# Avoiding multicollinearity in a multi group diff-in-diff model

Suppose I have an experiment where I have three groups $A, B , C$, such that groups $A$ and $B$ have specific (but different) characteristics and group $C$ is just a control group, with no special characteristics. We also have that $A, B$ and $C$ are disjoint groups.

Now, I want to find the effect of a treatment on group $A$ and on group $B$ (specifically, I want to find how the treatment affects a person, given that they have characteristic $A$ vs characteristic $B$).

If I specify the model as follows, I have multicollinearity:

$$Y_{it} = \alpha_0 + \beta_0 T_t + \beta_1 A_i + \beta_2 B_i + \beta_3 C_i + \gamma_1 (A_i\cdot T_t)+ \gamma_2 (B_i\cdot T_t)+ \gamma_3 (C_i\cdot T_t) + \epsilon_{it},$$

If I omit the $C_i$ dummy, I still have a multi collinearity if I include $C_i\cdot T_t$. How can I avoid such multicollinearity, and still specify a model that I can interpret meaningfully?

## 1 Answer

Since each case belongs to exactly one of group A, B, or C, if the case doesn't belong to either A or B then it must belong to group C. So there are only 2 independent predictors among the three of A, B, and C. Choose 2 for your dummy variables; then your intercept will represent the value for the third group.
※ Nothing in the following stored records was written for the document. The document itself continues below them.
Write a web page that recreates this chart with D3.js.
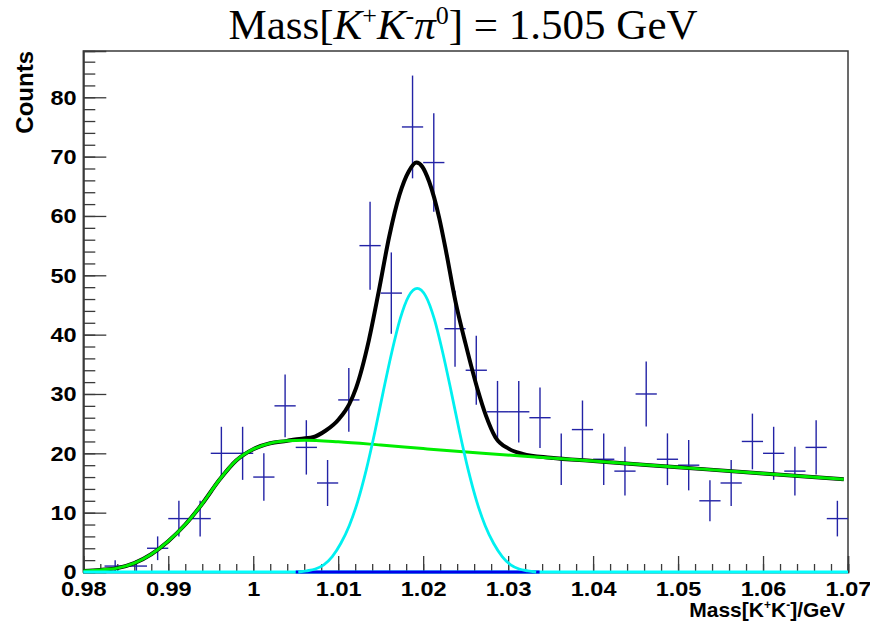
<!DOCTYPE html>
<html>
<head>
<meta charset="utf-8">
<script src="https://cdn.jsdelivr.net/npm/d3@7"></script>
<style>
body{margin:0;background:#fff;}
</style>
</head>
<body>
<svg width="870" height="628"></svg>
<script>
// histogram: 36 bins of 2.5 MeV between 0.98 and 1.07 GeV
var binStart = 0.98, binWidth = 0.0025;
var counts = [0,1,1,4,9,9,20,20,16,28,21,15,29,55,47,75,69,41,34,27,27,26,19,24,19,17,30,19,18,12,15,22,20,17,21,9];

// fit curves (x in GeV, y in counts)
var bkgX = [0.98,0.982,0.984,0.986,0.988,0.990,0.992,0.994,0.996,0.998,1.000,1.002,1.004,1.006,1.010,1.015,1.020,1.027,1.035,1.040,1.050,1.060,1.0695];
var bkgY = [0.15,0.35,0.65,1.5,3.0,5.2,8.0,11.5,15.5,18.8,20.7,21.7,22.1,22.2,21.95,21.4,20.8,20.0,19.2,18.7,17.65,16.6,15.65];

var totX = [0.98,0.982,0.984,0.986,0.988,0.990,0.992,0.994,0.996,0.998,1.000,1.002,1.004,1.0047,1.0070,1.0085,1.0101,1.0113,1.0121,1.0136,1.0148,1.0160,1.0172,1.0183,1.0192,1.0199,1.0207,1.0219,1.0227,1.0238,1.0250,1.0264,1.0274,1.0285,1.0301,1.0317,1.035,1.040,1.050,1.060,1.0695];
var totY = [0.15,0.35,0.65,1.5,3.0,5.2,8.0,11.5,15.5,18.8,20.7,21.7,22.1,22.3,22.7,23.8,25.8,28.3,31.0,39.0,47.5,56.5,63.5,67.5,69.0,68.3,65.8,59.6,54.0,45.6,38.4,30.8,26.3,22.7,20.75,19.9,19.25,18.7,17.65,16.6,15.65];

var sigX = [1.0053,1.0063,1.0073,1.0083,1.0093,1.0103,1.0113,1.0123,1.0133,1.0143,1.0153,1.0163,1.0173,1.0183,1.0193,1.0203,1.0213,1.0223,1.0233,1.0243,1.0253,1.0263,1.0273,1.0283,1.0293,1.0303,1.0313,1.0323,1.0333];
var sigY = [0.0,0.2,0.5,1.2,2.6,4.8,7.8,11.9,17.2,23.5,30.4,37.0,42.7,46.5,47.8,46.5,42.7,37.0,30.4,23.5,17.2,11.9,7.8,4.8,2.6,1.2,0.5,0.2,0.0];

// flat components lying on zero
var sigBaseX = [0.98,1.07], sigBaseY = [0,0];
var zeroX = [1.005,1.0337], zeroY = [0,0];

var xTicks = [0.98,0.99,1,1.01,1.02,1.03,1.04,1.05,1.06,1.07];
var yTicks = [0,10,20,30,40,50,60,70,80];

var svg = d3.select("svg");
var padL = 83.3, padR = 848, padT = 51, padB = 572;

var x = d3.scaleLinear().domain([0.98,1.07]).range([padL,padR]);
var y = d3.scaleLinear().domain([0,87.8]).range([padB,padT]);

var axisCol = "#3a3a3a";

// frame
svg.append("rect").attr("x",padL).attr("y",padT).attr("width",padR-padL).attr("height",padB-padT)
   .attr("fill","none").attr("stroke",axisCol).attr("stroke-width",1.5);

// x axis, ticks inward
var xMinor = d3.range(0.98,1.0701,0.002);
var gx = svg.append("g").attr("transform","translate(0,"+padB+")");
gx.append("g").call(d3.axisBottom(x).tickValues(xMinor).tickSize(-8).tickFormat(""));
gx.append("g").attr("class","lab").call(d3.axisBottom(x).tickValues(xTicks).tickSize(-16).tickPadding(9)
   .tickFormat(function(d){ return +d.toFixed(2); }));

// y axis
var yMinor = d3.range(0,87,2);
var gy = svg.append("g").attr("transform","translate("+padL+",0)");
gy.append("g").call(d3.axisLeft(y).tickValues(yMinor).tickSize(-12).tickFormat(""));
gy.append("g").attr("class","lab").call(d3.axisLeft(y).tickValues(yTicks).tickSize(-23).tickPadding(6));

svg.selectAll(".domain").attr("stroke",axisCol).attr("stroke-width",1.5);
svg.selectAll(".tick line").attr("stroke",axisCol).attr("stroke-width",1.3);
svg.selectAll(".lab .tick text").attr("fill","#000").attr("transform","scale(1.12,1)")
   .style("font-family","'Liberation Sans',Arial,sans-serif").style("font-weight","bold").style("font-size","21px");

// data with sqrt(N) errors
var pts = counts.map(function(c,i){ return {lo:binStart+i*binWidth, hi:binStart+(i+1)*binWidth, n:c}; })
               .filter(function(d){ return d.n>0; });
var dataCol = "#2323a6";
var gp = svg.append("g").attr("stroke",dataCol).attr("stroke-width",1.4);
gp.selectAll(".h").data(pts).enter().append("line")
  .attr("x1",function(d){return x(d.lo);}).attr("x2",function(d){return x(d.hi);})
  .attr("y1",function(d){return y(d.n);}).attr("y2",function(d){return y(d.n);});
gp.selectAll(".v").data(pts).enter().append("line")
  .attr("x1",function(d){return x((d.lo+d.hi)/2);}).attr("x2",function(d){return x((d.lo+d.hi)/2);})
  .attr("y1",function(d){return y(d.n+Math.sqrt(d.n));}).attr("y2",function(d){return y(Math.max(0,d.n-Math.sqrt(d.n)));});

// curves
function drawCurve(xs,ys,col,w){
  var line = d3.line().x(function(d){return x(d[0]);}).y(function(d){return y(d[1]);}).curve(d3.curveMonotoneX);
  svg.append("path").datum(d3.zip(xs,ys)).attr("d",line)
     .attr("fill","none").attr("stroke",col).attr("stroke-width",w).attr("stroke-linejoin","round");
}
drawCurve(totX,totY,"#000",4);
drawCurve(bkgX,bkgY,"#00ee00",3);
drawCurve(sigBaseX,sigBaseY,"#00ffff",3);
drawCurve(zeroX,zeroY,"#0000ee",3);
drawCurve(sigX,sigY,"#00f0f0",2.8);

// title
var title = svg.append("text").attr("x",463).attr("y",39).attr("text-anchor","middle")
  .style("font-family","'Liberation Serif','Times New Roman',serif").style("font-size","43px");
title.append("tspan").text("Mass[");
title.append("tspan").style("font-style","italic").text("K");
title.append("tspan").attr("dy",-15).style("font-size","26px").text("+");
title.append("tspan").attr("dy",15).style("font-style","italic").text("K");
title.append("tspan").attr("dy",-15).style("font-size","26px").text("-");
title.append("tspan").attr("dy",15).style("font-style","italic").text("π");
title.append("tspan").attr("dy",-15).style("font-size","26px").text("0");
title.append("tspan").attr("dy",15).text("] = 1.505 GeV");

// axis titles
svg.append("text").attr("transform","translate(33,"+padT+") rotate(-90)").attr("text-anchor","end")
  .style("font-family","'Liberation Sans',Arial,sans-serif").style("font-weight","bold").style("font-size","24px")
  .text("Counts");

var xt = svg.append("text").attr("x",845).attr("y",617).attr("text-anchor","end")
  .style("font-family","'Liberation Sans',Arial,sans-serif").style("font-weight","bold").style("font-size","21px");
xt.append("tspan").text("Mass[K");
xt.append("tspan").attr("dy",-8).style("font-size","12px").text("+");
xt.append("tspan").attr("dy",8).text("K");
xt.append("tspan").attr("dy",-8).style("font-size","12px").text("-");
xt.append("tspan").attr("dy",8).text("]/GeV");
</script>
</body>
</html>
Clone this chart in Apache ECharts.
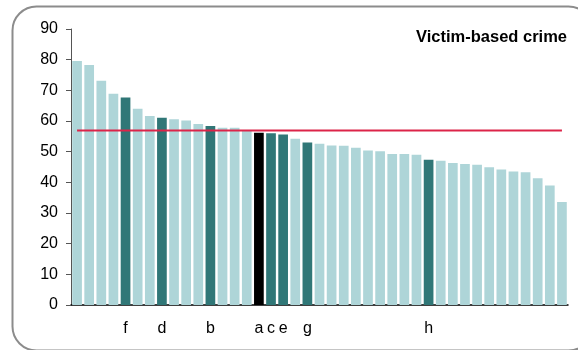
<!DOCTYPE html>
<html>
<head>
<meta charset="utf-8">
<script src="https://cdn.jsdelivr.net/npm/echarts@6/dist/echarts.min.js"></script>
<style>
  html, body { margin: 0; padding: 0; background: #fff; }
  #chart { width: 578px; height: 350px; }
</style>
</head>
<body>
<div id="chart"></div>
<script>
// 41 areas, sorted high to low; only a few carry a label
var categories = [
  '', '', '', '', 'f', '', '', 'd', '', '', '', 'b', '', '', '',
  'a', 'c', 'e', '', 'g', '', '', '', '', '', '', '', '', '', 'h',
  '', '', '', '', '', '', '', '', '', '', ''
];
var values = [
  79.6, 78.3, 73.1, 68.9, 67.7, 64.0, 61.6, 61.1, 60.6, 60.2, 59.0, 58.4, 57.8, 57.8, 57.1,
  56.2, 56.0, 55.6, 54.2, 53.0, 52.6, 52.0, 51.9, 51.3, 50.4, 50.1, 49.2, 49.2, 49.0, 47.4,
  47.0, 46.3, 46.0, 45.7, 44.9, 44.2, 43.5, 43.3, 41.3, 39.0, 33.6
];
// bar kind: 0 = other, 1 = highlighted, 2 = own area
var kinds = [
  0, 0, 0, 0, 1, 0, 0, 1, 0, 0, 0, 1, 0, 0, 0,
  2, 1, 1, 0, 1, 0, 0, 0, 0, 0, 0, 0, 0, 0, 1,
  0, 0, 0, 0, 0, 0, 0, 0, 0, 0, 0
];
var average = 56.9;
var yTicks = [0, 10, 20, 30, 40, 50, 60, 70, 80, 90];

var kindColors = ['#aed5d8', '#307777', '#000000'];

var chart = echarts.init(document.getElementById('chart'));

var barData = values.map(function (v, i) {
  return { value: v, itemStyle: { color: kindColors[kinds[i]] } };
});
var lineData = values.map(function () { return average; });

chart.setOption({
  animation: false,
  textStyle: { fontFamily: 'Liberation Sans, Arial, sans-serif' },
  graphic: [{
    type: 'rect',
    left: 10,
    top: 4,
    shape: { width: 580, height: 344, r: 24 },
    style: { fill: 'none', stroke: '#8c8c8c', lineWidth: 2 },
    z: -1
  }],
  title: {
    text: 'Victim-based crime',
    right: 6,
    top: 24,
    textStyle: { fontSize: 16.5, fontWeight: 'bold', color: '#000' }
  },
  grid: { left: 71, right: 10, top: 29, bottom: 45 },
  xAxis: {
    type: 'category',
    data: categories,
    axisLine: { lineStyle: { color: '#000', width: 1.5 } },
    axisTick: { show: false },
    axisLabel: { interval: 0, color: '#000', fontSize: 16, margin: 16 }
  },
  yAxis: {
    type: 'value',
    min: yTicks[0],
    max: yTicks[yTicks.length - 1],
    interval: 10,
    splitLine: { show: false },
    axisLine: { show: true, lineStyle: { color: '#555', width: 1 } },
    axisTick: { show: true, length: 5, inside: false, lineStyle: { color: '#555' } },
    axisLabel: { color: '#000', fontSize: 16, margin: 13 }
  },
  series: [{
    type: 'bar',
    data: barData,
    barCategoryGap: '20%'
  }, {
    type: 'line',
    data: lineData,
    symbol: 'none',
    lineStyle: { color: '#dc2449', width: 2 },
    z: 5
  }]
});
</script>
</body>
</html>
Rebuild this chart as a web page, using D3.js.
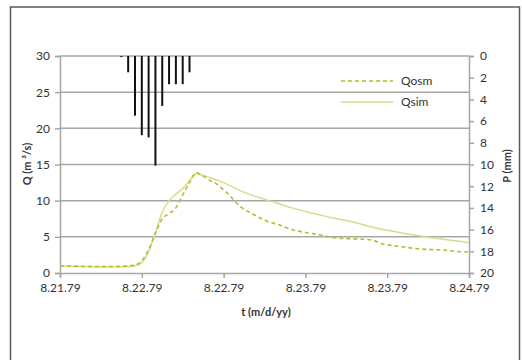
<!DOCTYPE html>
<html>
<head>
<meta charset="utf-8">
<script src="https://cdn.jsdelivr.net/npm/d3@7"></script>
<style>
  body { margin: 0; background: #fff; }
  svg { display: block; font-family: Lato, "Open Sans", sans-serif; }
</style>
</head>
<body>
<svg id="plot" width="522" height="360"></svg>
<script>
const width = 522, height = 360;
const margin = {top: 56, right: 53, bottom: 87, left: 60};

// x in hours from 8.21.79 00:00
const xTickHours = [0, 12, 24, 36, 48, 60];
const xTickLabels = ["8.21.79", "8.22.79", "8.22.79", "8.23.79", "8.23.79", "8.24.79"];
const qTicks = [0, 5, 10, 15, 20, 25, 30];
const pTicks = [0, 2, 4, 6, 8, 10, 12, 14, 16, 18, 20];

const rainHours = [9, 10, 11, 12, 13, 14, 15, 16, 17, 18, 19];
const rainMm = [0.1, 1.5, 5.5, 7.3, 7.5, 10.1, 4.6, 2.6, 2.6, 2.6, 1.5];

const qosmHours = [0, 4, 8, 10, 11, 12, 13, 14, 15, 16, 17, 18, 19, 20, 21, 22, 23, 24, 25, 26, 27, 28,
                   30, 32, 34, 36, 38, 40, 42, 44, 46, 47, 48, 50, 52, 54, 56, 58, 60];
const qosmValues = [1.0, 0.9, 0.9, 1.0, 1.1, 1.7, 3.2, 5.5, 7.5, 8.2, 9.0, 10.8, 12.5, 13.9, 13.4, 12.8, 12.3, 11.5, 10.6, 9.6, 8.8, 8.3,
                    7.3, 6.7, 6.0, 5.6, 5.3, 4.9, 4.75, 4.7, 4.5, 4.1, 3.9, 3.65, 3.4, 3.25, 3.2, 3.0, 2.9];

const qsimHours = [0, 4, 8, 10, 11, 12, 13, 14, 15, 16, 17, 18, 19, 20, 21, 22, 24, 26, 28, 30, 32, 34,
                   36, 38, 40, 42, 44, 46, 48, 50, 52, 54, 56, 58, 60];
const qsimValues = [1.0, 0.9, 0.85, 0.9, 1.0, 1.4, 3.0, 5.6, 8.4, 10.0, 10.9, 11.7, 12.8, 13.7, 13.5, 13.2, 12.5, 11.6, 10.8, 10.2, 9.6, 9.0,
                    8.5, 8.05, 7.6, 7.25, 6.8, 6.3, 5.9, 5.55, 5.25, 4.95, 4.7, 4.45, 4.2];

const grey = "#a6a6a6";
const osmColour = "#b8bc2c";
const simColour = "#d8db8e";
const textColour = "#333";

let svg = d3.select("#plot");

// outer frame
svg.append("rect")
    .attr("x", 10.5).attr("y", 7)
    .attr("width", 509).attr("height", 370)
    .attr("fill", "none")
    .attr("stroke", "#595959")
    .attr("stroke-width", 1.5);

let x = d3.scaleLinear()
    .domain([0, 60])
    .range([margin.left, width - margin.right]);

let yQ = d3.scaleLinear()
    .domain([0, 30])
    .range([height - margin.bottom, margin.top]);

let yP = d3.scaleLinear()
    .domain([0, 20])
    .range([margin.top, height - margin.bottom]);

let styleAxis = g => g
    .call(g => g.select(".domain").attr("stroke", grey).attr("stroke-width", 1.5))
    .call(g => g.selectAll(".tick line").attr("stroke", grey).attr("stroke-width", 1.5))
    .call(g => g.selectAll(".tick text")
              .attr("font-size", 12)
              .attr("font-family", "Lato, sans-serif")
              .attr("fill", textColour));

let yAxis = g => g
    .attr("transform", `translate(${margin.left}, 0)`)
    .call(d3.axisLeft(yQ)
            .tickValues(qTicks)
            .tickSize(5)
            .tickPadding(5))
    .call(styleAxis);

let pAxis = g => g
    .attr("transform", `translate(${width - margin.right}, 0)`)
    .call(d3.axisRight(yP)
            .tickValues(pTicks)
            .tickSize(5)
            .tickPadding(6))
    .call(styleAxis);

let xAxis = g => g
    .attr("transform", `translate(0, ${height - margin.bottom})`)
    .call(d3.axisBottom(x)
            .tickValues(xTickHours)
            .tickFormat((d, i) => xTickLabels[i])
            .tickSize(5)
            .tickPadding(5))
    .call(styleAxis);

// horizontal gridlines
svg.append("g")
    .selectAll("line")
    .data(qTicks.filter(d => d > 0))
    .join("line")
      .attr("x1", margin.left)
      .attr("x2", width - margin.right)
      .attr("y1", d => yQ(d))
      .attr("y2", d => yQ(d))
      .attr("stroke", grey)
      .attr("stroke-width", 1.5);

svg.append("g").call(yAxis);
svg.append("g").call(pAxis);
svg.append("g").call(xAxis);

// precipitation bars hanging from the top
svg.append("g")
    .selectAll("line")
    .data(rainHours.map((h, i) => ({h, p: rainMm[i]})))
    .join("line")
      .attr("x1", d => x(d.h))
      .attr("x2", d => x(d.h))
      .attr("y1", yP(0))
      .attr("y2", d => yP(d.p))
      .attr("stroke", "#111")
      .attr("stroke-width", 2);

// discharge lines
let line = d3.line()
    .x(d => x(d[0]))
    .y(d => yQ(d[1]))
    .curve(d3.curveMonotoneX);

svg.append("path")
    .datum(qsimHours.map((h, i) => [h, qsimValues[i]]))
    .attr("d", line)
    .attr("fill", "none")
    .attr("stroke", simColour)
    .attr("stroke-width", 1.5);

svg.append("path")
    .datum(qosmHours.map((h, i) => [h, qosmValues[i]]))
    .attr("d", line)
    .attr("fill", "none")
    .attr("stroke", osmColour)
    .attr("stroke-width", 1.6)
    .attr("stroke-dasharray", "4,3");

// legend
let legend = svg.append("g")
    .attr("font-size", 12)
    .attr("fill", textColour);

let legendItems = [
  {name: "Qosm", colour: osmColour, dash: "4,3", y: 81},
  {name: "Qsim", colour: simColour, dash: null, y: 102}
];

legendItems.forEach(d => {
  legend.append("line")
      .attr("x1", 341).attr("x2", 393)
      .attr("y1", d.y).attr("y2", d.y)
      .attr("stroke", d.colour)
      .attr("stroke-width", 1.5)
      .attr("stroke-dasharray", d.dash);
  legend.append("text")
      .attr("x", 401)
      .attr("y", d.y + 4)
      .text(d.name);
});

// axis titles
let title = (tx, ty, rot, txt) => svg.append("text")
    .attr("transform", `translate(${tx}, ${ty}) rotate(${rot})`)
    .attr("text-anchor", "middle")
    .attr("font-size", 11)
    .attr("font-weight", "bold")
    .attr("fill", textColour)
    .text(txt);

title(31, 164, -90, "Q (m ³/s)");
title(511, 166, -90, "P (mm)");
title(266, 316, 0, "t (m/d/yy)");
</script>
</body>
</html>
Similar considerations for the interaction terms.

In response to comment: Note that if the values of $T$ start at 0 then all of the interaction terms have values of 0 at time $T = 0$, as they are products of group-membership dummies with time. Say that you choose to set A and B as your dummies. With the way you formulate the model, the intercept will be the value for Group C at time 0; it includes no interactions. Coefficients for A and B will represent differences from the value of Group C at time 0. The coefficient for $T$ will be the slope in time for Group C. The interaction terms with $T$ for Groups A and B will represent the differences in slope from that of Group C.

As $T$ represents time, make sure that you are handling the time series and potential repeated measures on the same individuals appropriately. Those are not always trivial tasks.

• I’m not sure I follow how to interpret the intercept if I exclude both $C_i$ and $C_i\cdot T_t$, since when $T_t$ is 1, the intercept will need to capture both $C_i$ and $C_i \cdot T_t$, but when $T_t$ is 0, it only captures $C_i$. And $t$ does represent time, yes, since the treatment is time dependent. Commented Mar 5, 2018 at 16:17
• @jackson5 : I've added some elaboration to the answer to address your comment.
– EdM
Commented Mar 5, 2018 at 18:21